#### [AIM OF THE EXERCISE]
Transcribe all of the data exactly. Omit the pictures.

#### [COLLECTED DATA]
══════

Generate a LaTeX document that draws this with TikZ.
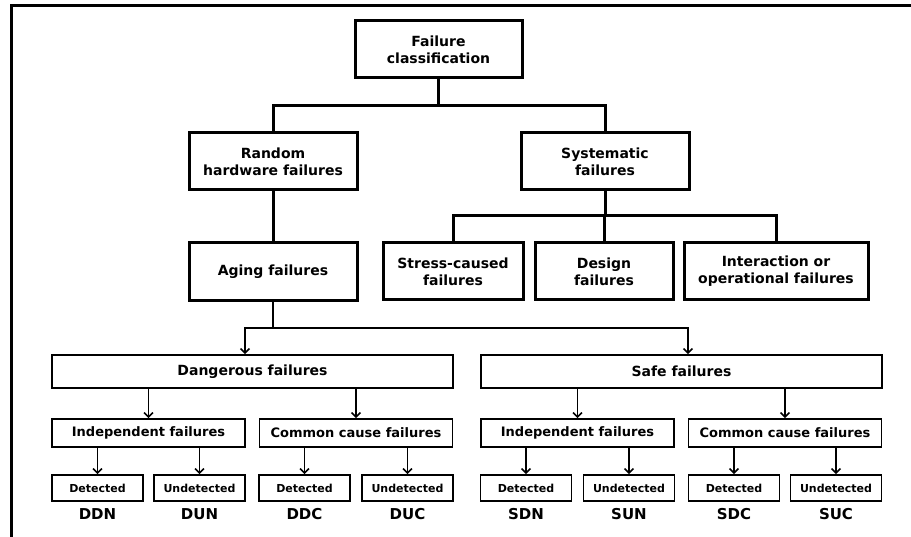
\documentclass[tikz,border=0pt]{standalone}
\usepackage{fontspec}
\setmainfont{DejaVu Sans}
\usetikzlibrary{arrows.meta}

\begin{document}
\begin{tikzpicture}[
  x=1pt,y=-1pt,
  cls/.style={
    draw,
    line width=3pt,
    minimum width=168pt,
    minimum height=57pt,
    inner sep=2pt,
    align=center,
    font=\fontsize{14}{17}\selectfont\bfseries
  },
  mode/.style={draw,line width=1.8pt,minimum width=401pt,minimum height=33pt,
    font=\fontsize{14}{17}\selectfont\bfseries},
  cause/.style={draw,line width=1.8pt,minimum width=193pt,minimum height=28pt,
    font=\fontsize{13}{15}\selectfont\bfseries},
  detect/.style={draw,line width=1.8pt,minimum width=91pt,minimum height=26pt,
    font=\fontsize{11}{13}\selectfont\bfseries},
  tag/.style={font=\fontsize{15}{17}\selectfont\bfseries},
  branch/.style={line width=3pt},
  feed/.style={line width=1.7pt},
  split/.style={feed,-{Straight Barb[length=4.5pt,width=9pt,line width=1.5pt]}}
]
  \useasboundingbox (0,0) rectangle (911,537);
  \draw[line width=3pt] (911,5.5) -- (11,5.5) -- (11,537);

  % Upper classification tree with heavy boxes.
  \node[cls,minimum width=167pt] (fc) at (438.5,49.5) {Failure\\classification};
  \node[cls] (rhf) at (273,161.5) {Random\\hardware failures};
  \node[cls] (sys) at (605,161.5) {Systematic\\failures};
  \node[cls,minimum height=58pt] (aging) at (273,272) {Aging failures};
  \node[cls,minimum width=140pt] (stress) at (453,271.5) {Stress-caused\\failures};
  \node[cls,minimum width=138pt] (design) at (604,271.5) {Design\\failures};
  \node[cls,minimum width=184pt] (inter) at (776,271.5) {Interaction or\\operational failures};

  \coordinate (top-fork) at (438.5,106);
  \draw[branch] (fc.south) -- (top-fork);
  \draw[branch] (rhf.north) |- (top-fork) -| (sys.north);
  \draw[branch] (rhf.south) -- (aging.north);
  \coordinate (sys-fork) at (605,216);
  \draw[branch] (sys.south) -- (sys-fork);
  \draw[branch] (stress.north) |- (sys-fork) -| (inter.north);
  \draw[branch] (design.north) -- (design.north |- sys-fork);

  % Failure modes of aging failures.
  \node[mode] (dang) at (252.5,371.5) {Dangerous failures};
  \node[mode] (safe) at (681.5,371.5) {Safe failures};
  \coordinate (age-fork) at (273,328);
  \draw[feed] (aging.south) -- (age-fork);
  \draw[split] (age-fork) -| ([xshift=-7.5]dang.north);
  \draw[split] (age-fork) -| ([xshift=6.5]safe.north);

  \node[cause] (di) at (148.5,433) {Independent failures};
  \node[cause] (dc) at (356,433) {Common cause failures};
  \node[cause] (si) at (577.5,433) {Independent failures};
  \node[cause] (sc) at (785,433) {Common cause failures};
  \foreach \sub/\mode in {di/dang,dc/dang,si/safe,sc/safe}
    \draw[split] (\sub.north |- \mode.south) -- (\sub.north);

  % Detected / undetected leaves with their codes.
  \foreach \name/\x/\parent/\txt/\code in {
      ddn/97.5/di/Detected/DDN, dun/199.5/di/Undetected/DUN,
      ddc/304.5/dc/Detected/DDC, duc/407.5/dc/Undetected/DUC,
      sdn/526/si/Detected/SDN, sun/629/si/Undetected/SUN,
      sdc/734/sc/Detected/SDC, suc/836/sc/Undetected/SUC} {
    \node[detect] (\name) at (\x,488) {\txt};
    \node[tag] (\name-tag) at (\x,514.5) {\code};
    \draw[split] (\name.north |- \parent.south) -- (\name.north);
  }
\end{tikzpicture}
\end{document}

══════

#### [WRITTEN RESPONSE]
Generate a LaTeX document that draws this with TikZ.
\documentclass[tikz,border=0pt]{standalone}
\usepackage{fontspec}
\setmainfont{DejaVu Sans}
\usetikzlibrary{arrows.meta}

\begin{document}
\begin{tikzpicture}[
  x=1pt,y=-1pt,
  cls/.style={
    draw,
    line width=3pt,
    minimum width=168pt,
    minimum height=57pt,
    inner sep=2pt,
    align=center,
    font=\fontsize{14}{17}\selectfont\bfseries
  },
  mode/.style={draw,line width=1.8pt,minimum width=401pt,minimum height=33pt,
    font=\fontsize{14}{17}\selectfont\bfseries},
  cause/.style={draw,line width=1.8pt,minimum width=193pt,minimum height=28pt,
    font=\fontsize{13}{15}\selectfont\bfseries},
  detect/.style={draw,line width=1.8pt,minimum width=91pt,minimum height=26pt,
    font=\fontsize{11}{13}\selectfont\bfseries},
  tag/.style={font=\fontsize{15}{17}\selectfont\bfseries},
  branch/.style={line width=3pt},
  feed/.style={line width=1.7pt},
  split/.style={feed,-{Straight Barb[length=4.5pt,width=9pt,line width=1.5pt]}}
]
  \useasboundingbox (0,0) rectangle (911,537);
  \draw[line width=3pt] (911,5.5) -- (11,5.5) -- (11,537);

  % Upper classification tree with heavy boxes.
  \node[cls,minimum width=167pt] (fc) at (438.5,49.5) {Failure\\classification};
  \node[cls] (rhf) at (273,161.5) {Random\\hardware failures};
  \node[cls] (sys) at (605,161.5) {Systematic\\failures};
  \node[cls,minimum height=58pt] (aging) at (273,272) {Aging failures};
  \node[cls,minimum width=140pt] (stress) at (453,271.5) {Stress-caused\\failures};
  \node[cls,minimum width=138pt] (design) at (604,271.5) {Design\\failures};
  \node[cls,minimum width=184pt] (inter) at (776,271.5) {Interaction or\\operational failures};

  \coordinate (top-fork) at (438.5,106);
  \draw[branch] (fc.south) -- (top-fork);
  \draw[branch] (rhf.north) |- (top-fork) -| (sys.north);
  \draw[branch] (rhf.south) -- (aging.north);
  \coordinate (sys-fork) at (605,216);
  \draw[branch] (sys.south) -- (sys-fork);
  \draw[branch] (stress.north) |- (sys-fork) -| (inter.north);
  \draw[branch] (design.north) -- (design.north |- sys-fork);

  % Failure modes of aging failures.
  \node[mode] (dang) at (252.5,371.5) {Dangerous failures};
  \node[mode] (safe) at (681.5,371.5) {Safe failures};
  \coordinate (age-fork) at (273,328);
  \draw[feed] (aging.south) -- (age-fork);
  \draw[split] (age-fork) -| ([xshift=-7.5]dang.north);
  \draw[split] (age-fork) -| ([xshift=6.5]safe.north);

  \node[cause] (di) at (148.5,433) {Independent failures};
  \node[cause] (dc) at (356,433) {Common cause failures};
  \node[cause] (si) at (577.5,433) {Independent failures};
  \node[cause] (sc) at (785,433) {Common cause failures};
  \foreach \sub/\mode in {di/dang,dc/dang,si/safe,sc/safe}
    \draw[split] (\sub.north |- \mode.south) -- (\sub.north);

  % Detected / undetected leaves with their codes.
  \foreach \name/\x/\parent/\txt/\code in {
      ddn/97.5/di/Detected/DDN, dun/199.5/di/Undetected/DUN,
      ddc/304.5/dc/Detected/DDC, duc/407.5/dc/Undetected/DUC,
      sdn/526/si/Detected/SDN, sun/629/si/Undetected/SUN,
      sdc/734/sc/Detected/SDC, suc/836/sc/Undetected/SUC} {
    \node[detect] (\name) at (\x,488) {\txt};
    \node[tag] (\name-tag) at (\x,514.5) {\code};
    \draw[split] (\name.north |- \parent.south) -- (\name.north);
  }
\end{tikzpicture}
\end{document}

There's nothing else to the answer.